## Task to carry out
Your task is to retype, word for word, the lines from the start of the data through the line holding "ax.axis('off')". Do not include the pictures.
_ _ _ _
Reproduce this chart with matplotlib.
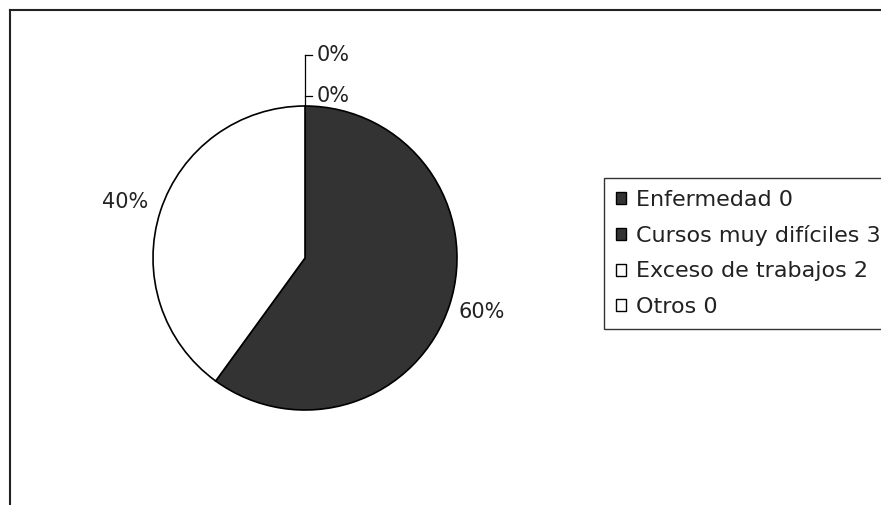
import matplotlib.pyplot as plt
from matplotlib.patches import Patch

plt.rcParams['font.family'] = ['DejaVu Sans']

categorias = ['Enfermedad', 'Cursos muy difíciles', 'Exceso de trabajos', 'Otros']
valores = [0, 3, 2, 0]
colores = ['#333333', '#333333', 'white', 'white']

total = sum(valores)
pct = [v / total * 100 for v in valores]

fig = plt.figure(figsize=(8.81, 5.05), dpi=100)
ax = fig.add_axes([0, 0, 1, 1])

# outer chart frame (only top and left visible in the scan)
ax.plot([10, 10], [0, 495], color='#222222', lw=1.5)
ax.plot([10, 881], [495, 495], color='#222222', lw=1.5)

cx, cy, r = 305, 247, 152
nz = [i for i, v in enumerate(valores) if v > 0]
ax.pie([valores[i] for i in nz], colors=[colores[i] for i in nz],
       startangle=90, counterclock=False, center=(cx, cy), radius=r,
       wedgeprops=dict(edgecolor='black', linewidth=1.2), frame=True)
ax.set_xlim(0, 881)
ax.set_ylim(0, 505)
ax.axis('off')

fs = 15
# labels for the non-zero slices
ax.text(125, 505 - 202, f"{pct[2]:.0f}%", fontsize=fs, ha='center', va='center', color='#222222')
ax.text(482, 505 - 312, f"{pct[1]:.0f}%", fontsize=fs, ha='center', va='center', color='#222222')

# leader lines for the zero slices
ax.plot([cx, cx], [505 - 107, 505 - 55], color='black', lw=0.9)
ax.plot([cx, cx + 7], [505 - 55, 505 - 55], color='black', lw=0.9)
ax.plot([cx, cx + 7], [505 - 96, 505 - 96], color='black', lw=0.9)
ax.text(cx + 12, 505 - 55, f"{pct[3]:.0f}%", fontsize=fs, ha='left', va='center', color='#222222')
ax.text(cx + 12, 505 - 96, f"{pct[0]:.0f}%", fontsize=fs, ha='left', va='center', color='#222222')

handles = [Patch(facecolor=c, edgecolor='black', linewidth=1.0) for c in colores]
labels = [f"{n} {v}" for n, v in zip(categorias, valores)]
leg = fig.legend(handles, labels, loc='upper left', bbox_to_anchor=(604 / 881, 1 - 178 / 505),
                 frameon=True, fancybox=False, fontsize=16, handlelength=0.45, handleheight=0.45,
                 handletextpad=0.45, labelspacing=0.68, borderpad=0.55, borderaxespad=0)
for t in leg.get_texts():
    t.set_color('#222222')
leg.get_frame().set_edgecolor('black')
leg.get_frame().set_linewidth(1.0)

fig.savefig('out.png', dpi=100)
_ _ _ _
## Full output
Reproduce this chart with matplotlib.
import matplotlib.pyplot as plt
from matplotlib.patches import Patch

plt.rcParams['font.family'] = ['DejaVu Sans']

categorias = ['Enfermedad', 'Cursos muy difíciles', 'Exceso de trabajos', 'Otros']
valores = [0, 3, 2, 0]
colores = ['#333333', '#333333', 'white', 'white']

total = sum(valores)
pct = [v / total * 100 for v in valores]

fig = plt.figure(figsize=(8.81, 5.05), dpi=100)
ax = fig.add_axes([0, 0, 1, 1])

# outer chart frame (only top and left visible in the scan)
ax.plot([10, 10], [0, 495], color='#222222', lw=1.5)
ax.plot([10, 881], [495, 495], color='#222222', lw=1.5)

cx, cy, r = 305, 247, 152
nz = [i for i, v in enumerate(valores) if v > 0]
ax.pie([valores[i] for i in nz], colors=[colores[i] for i in nz],
       startangle=90, counterclock=False, center=(cx, cy), radius=r,
       wedgeprops=dict(edgecolor='black', linewidth=1.2), frame=True)
ax.set_xlim(0, 881)
ax.set_ylim(0, 505)
ax.axis('off')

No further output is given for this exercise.